Quando uma borboleta bate asas, o caos escreve poesia

08/09/2025 — 07h32 (America/Sao_Paulo)


O chamado efeito borboleta nasceu em 1963, quando Edward Lorenz, matemático e meteorologista, percebeu que mudar o valor de uma variável de 0,506127 para 0,506 alterava radicalmente o resultado de uma simulação atmosférica. Essa diferença mínima gerou previsões completamente distintas. Nascia ali uma das metáforas mais duradouras da ciência contemporânea.

Parte da teoria do caos, o conceito mostra que sistemas determinísticos — como o clima, o coração humano ou os fluxos econômicos — podem ser, paradoxalmente, imprevisíveis. Não porque sejam aleatórios, mas porque são sensíveis às condições iniciais. Uma pequena oscilação de temperatura, um rumor no mercado, uma palavra mal-dita: tudo pode amplificar-se de forma desproporcional.

A cultura popular reduziu essa ideia à imagem cinematográfica da borboleta no Brasil que provoca um tornado no Texas. Mas o que está em jogo não é a fantasia do acaso absoluto; é a constatação de que o real possui limites para a nossa previsibilidade. Sistemas não lineares obedecem a leis rígidas, mas seu desenrolar é inalcançável em detalhe porque dependem de fatores que não conseguimos medir com exatidão.

O caos, portanto, não é desordem. Ele é uma ordem oculta, fractal, que escapa à linearidade e nos lembra que o controle é sempre parcial.

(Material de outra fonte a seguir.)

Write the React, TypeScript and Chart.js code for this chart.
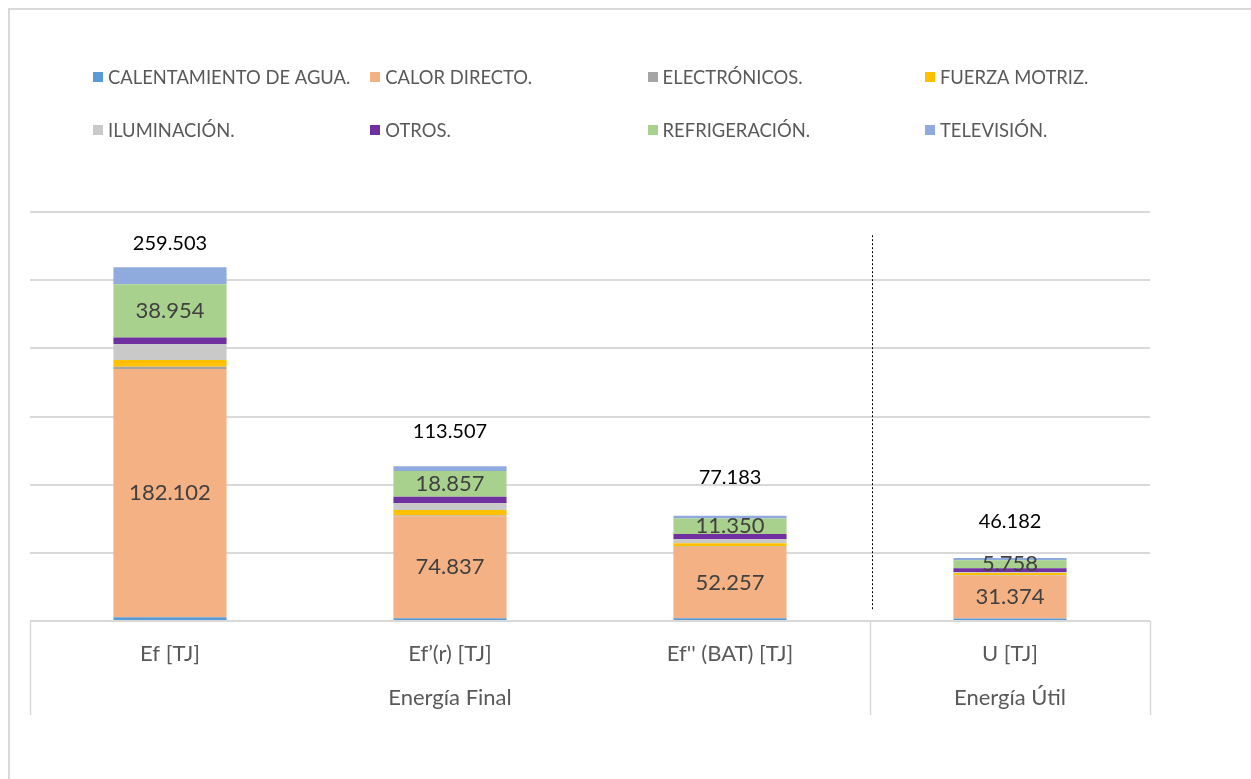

A economia mundial pode colapsar por microdecisões financeiras; um corpo saudável pode entrar em arritmia súbita; um algoritmo pode enviesar-se por um erro quase invisível no código.

Há também uma dimensão filosófica: se o efeito borboleta revela a fragilidade do mundo físico, ele igualmente desnuda a fragilidade de nossas escolhas. Pequenos gestos — um silêncio, uma recusa, uma distração — podem se multiplicar em consequências incalculáveis. Isso relativiza a crença no livre-arbítrio como domínio absoluto e, ao mesmo tempo, expõe a responsabilidade que carregamos mesmo no detalhe mais banal.

Assim, a lição de Lorenz ultrapassa os laboratórios e invade a vida: o que parece insignificante pode ser estrutural. A borboleta não é apenas um inseto delicado — é a lembrança de que vivemos em sistemas conectados, vulneráveis, onde o detalhe é potência.



Referências

  • LORENZ, Edward N. Deterministic Nonperiodic Flow. Journal of the Atmospheric Sciences, v. 20, n. 2, p. 130–141, 1963.
  • GLEICK, James. Caos: a criação de uma nova ciência. Rio de Janeiro: Record, 1989.
  • PRIGOGINE, Ilya; STENGERS, Isabelle. A nova aliança: metamorfose da ciência. Brasília: Editora UnB, 1991.


Nota do autor (MPI):
O efeito borboleta não nos dá lições de autoajuda, mas uma advertência: somos parte de engrenagens que nunca controlamos por inteiro. A obsessão contemporânea pelo cálculo, pela estatística e pela vigilância digital tenta reduzir o caos a número. Mas o real insiste em escapar. E é nessa fuga que talvez ainda reste algum espaço para o humano.


Palavras-chave: efeito borboleta; teoria do caos; Edward Lorenz; imprevisibilidade; atratores estranhos; ciência e filosofia; sistemas complexos; determinismo.